───── SUPPLIED DATA ─────

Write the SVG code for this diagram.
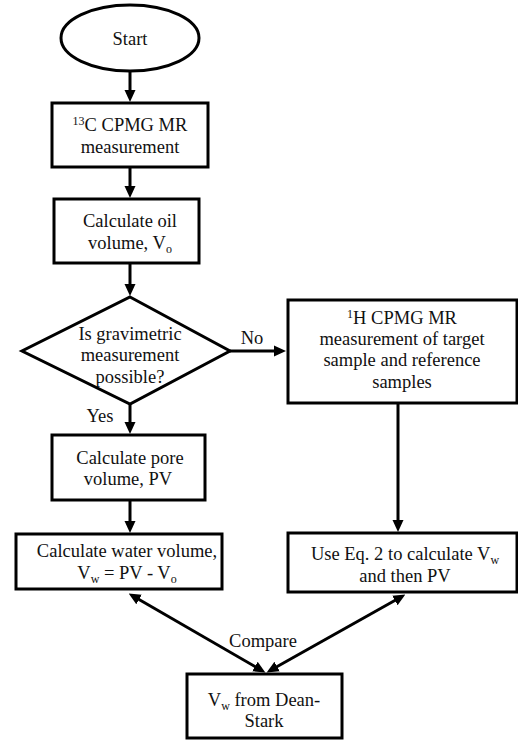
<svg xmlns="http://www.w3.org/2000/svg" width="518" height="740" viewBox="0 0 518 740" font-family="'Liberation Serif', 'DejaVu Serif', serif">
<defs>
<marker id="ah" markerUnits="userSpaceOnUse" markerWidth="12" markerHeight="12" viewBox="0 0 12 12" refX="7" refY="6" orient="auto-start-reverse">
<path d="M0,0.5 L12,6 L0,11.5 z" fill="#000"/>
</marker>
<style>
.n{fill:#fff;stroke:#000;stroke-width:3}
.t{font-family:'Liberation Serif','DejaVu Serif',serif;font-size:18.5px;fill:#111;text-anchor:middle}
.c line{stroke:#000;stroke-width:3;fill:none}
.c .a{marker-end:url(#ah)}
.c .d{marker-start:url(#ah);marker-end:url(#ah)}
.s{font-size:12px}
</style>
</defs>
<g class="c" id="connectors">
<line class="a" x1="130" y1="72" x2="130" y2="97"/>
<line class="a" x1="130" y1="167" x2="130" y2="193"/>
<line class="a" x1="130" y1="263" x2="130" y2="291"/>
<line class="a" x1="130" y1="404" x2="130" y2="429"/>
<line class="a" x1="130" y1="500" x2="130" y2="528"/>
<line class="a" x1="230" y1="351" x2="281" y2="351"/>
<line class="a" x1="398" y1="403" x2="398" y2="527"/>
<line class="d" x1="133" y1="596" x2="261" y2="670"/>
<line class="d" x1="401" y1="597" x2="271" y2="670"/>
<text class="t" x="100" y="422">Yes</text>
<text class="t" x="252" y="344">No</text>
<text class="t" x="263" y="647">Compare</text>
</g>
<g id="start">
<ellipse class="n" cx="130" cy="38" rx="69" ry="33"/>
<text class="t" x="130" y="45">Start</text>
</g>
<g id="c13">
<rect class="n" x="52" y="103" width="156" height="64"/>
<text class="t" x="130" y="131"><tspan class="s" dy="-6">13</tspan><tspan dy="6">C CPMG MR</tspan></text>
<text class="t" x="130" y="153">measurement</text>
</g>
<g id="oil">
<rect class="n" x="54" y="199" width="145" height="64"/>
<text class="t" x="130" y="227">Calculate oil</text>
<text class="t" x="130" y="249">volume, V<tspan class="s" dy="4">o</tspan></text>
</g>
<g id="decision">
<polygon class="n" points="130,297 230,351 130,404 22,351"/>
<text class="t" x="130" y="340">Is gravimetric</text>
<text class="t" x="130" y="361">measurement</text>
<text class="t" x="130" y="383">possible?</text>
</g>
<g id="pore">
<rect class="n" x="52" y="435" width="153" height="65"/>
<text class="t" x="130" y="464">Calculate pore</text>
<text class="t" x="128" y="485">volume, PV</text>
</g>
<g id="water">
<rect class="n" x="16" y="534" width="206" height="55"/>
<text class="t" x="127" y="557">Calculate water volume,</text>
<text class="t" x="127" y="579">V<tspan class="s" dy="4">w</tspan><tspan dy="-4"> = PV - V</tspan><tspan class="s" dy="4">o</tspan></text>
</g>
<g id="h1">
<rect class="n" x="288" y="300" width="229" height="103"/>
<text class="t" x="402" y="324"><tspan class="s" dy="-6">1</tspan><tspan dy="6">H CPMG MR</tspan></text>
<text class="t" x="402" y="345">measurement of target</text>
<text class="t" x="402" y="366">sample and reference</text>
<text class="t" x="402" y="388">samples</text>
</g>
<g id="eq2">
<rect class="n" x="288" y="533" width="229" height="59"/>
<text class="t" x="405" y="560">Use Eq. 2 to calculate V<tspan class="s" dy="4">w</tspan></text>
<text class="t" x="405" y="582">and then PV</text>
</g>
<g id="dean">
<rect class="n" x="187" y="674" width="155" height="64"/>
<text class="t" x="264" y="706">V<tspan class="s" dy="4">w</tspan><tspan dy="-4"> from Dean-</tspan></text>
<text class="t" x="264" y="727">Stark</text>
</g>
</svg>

─────

* **GIVEN REQUEST**:
Quote everything in the listing above exactly; pictures are the only thing to omit.

* **RESPONSE TO THIS EXERCISE**:
Write the SVG code for this diagram.
<svg xmlns="http://www.w3.org/2000/svg" width="518" height="740" viewBox="0 0 518 740" font-family="'Liberation Serif', 'DejaVu Serif', serif">
<defs>
<marker id="ah" markerUnits="userSpaceOnUse" markerWidth="12" markerHeight="12" viewBox="0 0 12 12" refX="7" refY="6" orient="auto-start-reverse">
<path d="M0,0.5 L12,6 L0,11.5 z" fill="#000"/>
</marker>
<style>
.n{fill:#fff;stroke:#000;stroke-width:3}
.t{font-family:'Liberation Serif','DejaVu Serif',serif;font-size:18.5px;fill:#111;text-anchor:middle}
.c line{stroke:#000;stroke-width:3;fill:none}
.c .a{marker-end:url(#ah)}
.c .d{marker-start:url(#ah);marker-end:url(#ah)}
.s{font-size:12px}
</style>
</defs>
<g class="c" id="connectors">
<line class="a" x1="130" y1="72" x2="130" y2="97"/>
<line class="a" x1="130" y1="167" x2="130" y2="193"/>
<line class="a" x1="130" y1="263" x2="130" y2="291"/>
<line class="a" x1="130" y1="404" x2="130" y2="429"/>
<line class="a" x1="130" y1="500" x2="130" y2="528"/>
<line class="a" x1="230" y1="351" x2="281" y2="351"/>
<line class="a" x1="398" y1="403" x2="398" y2="527"/>
<line class="d" x1="133" y1="596" x2="261" y2="670"/>
<line class="d" x1="401" y1="597" x2="271" y2="670"/>
<text class="t" x="100" y="422">Yes</text>
<text class="t" x="252" y="344">No</text>
<text class="t" x="263" y="647">Compare</text>
</g>
<g id="start">
<ellipse class="n" cx="130" cy="38" rx="69" ry="33"/>
<text class="t" x="130" y="45">Start</text>
</g>
<g id="c13">
<rect class="n" x="52" y="103" width="156" height="64"/>
<text class="t" x="130" y="131"><tspan class="s" dy="-6">13</tspan><tspan dy="6">C CPMG MR</tspan></text>
<text class="t" x="130" y="153">measurement</text>
</g>
<g id="oil">
<rect class="n" x="54" y="199" width="145" height="64"/>
<text class="t" x="130" y="227">Calculate oil</text>
<text class="t" x="130" y="249">volume, V<tspan class="s" dy="4">o</tspan></text>
</g>
<g id="decision">
<polygon class="n" points="130,297 230,351 130,404 22,351"/>
<text class="t" x="130" y="340">Is gravimetric</text>
<text class="t" x="130" y="361">measurement</text>
<text class="t" x="130" y="383">possible?</text>
</g>
<g id="pore">
<rect class="n" x="52" y="435" width="153" height="65"/>
<text class="t" x="130" y="464">Calculate pore</text>
<text class="t" x="128" y="485">volume, PV</text>
</g>
<g id="water">
<rect class="n" x="16" y="534" width="206" height="55"/>
<text class="t" x="127" y="557">Calculate water volume,</text>
<text class="t" x="127" y="579">V<tspan class="s" dy="4">w</tspan><tspan dy="-4"> = PV - V</tspan><tspan class="s" dy="4">o</tspan></text>
</g>
<g id="h1">
<rect class="n" x="288" y="300" width="229" height="103"/>
<text class="t" x="402" y="324"><tspan class="s" dy="-6">1</tspan><tspan dy="6">H CPMG MR</tspan></text>
<text class="t" x="402" y="345">measurement of target</text>
<text class="t" x="402" y="366">sample and reference</text>
<text class="t" x="402" y="388">samples</text>
</g>
<g id="eq2">
<rect class="n" x="288" y="533" width="229" height="59"/>
<text class="t" x="405" y="560">Use Eq. 2 to calculate V<tspan class="s" dy="4">w</tspan></text>
<text class="t" x="405" y="582">and then PV</text>
</g>
<g id="dean">
<rect class="n" x="187" y="674" width="155" height="64"/>
<text class="t" x="264" y="706">V<tspan class="s" dy="4">w</tspan><tspan dy="-4"> from Dean-</tspan></text>
<text class="t" x="264" y="727">Stark</text>
</g>
</svg>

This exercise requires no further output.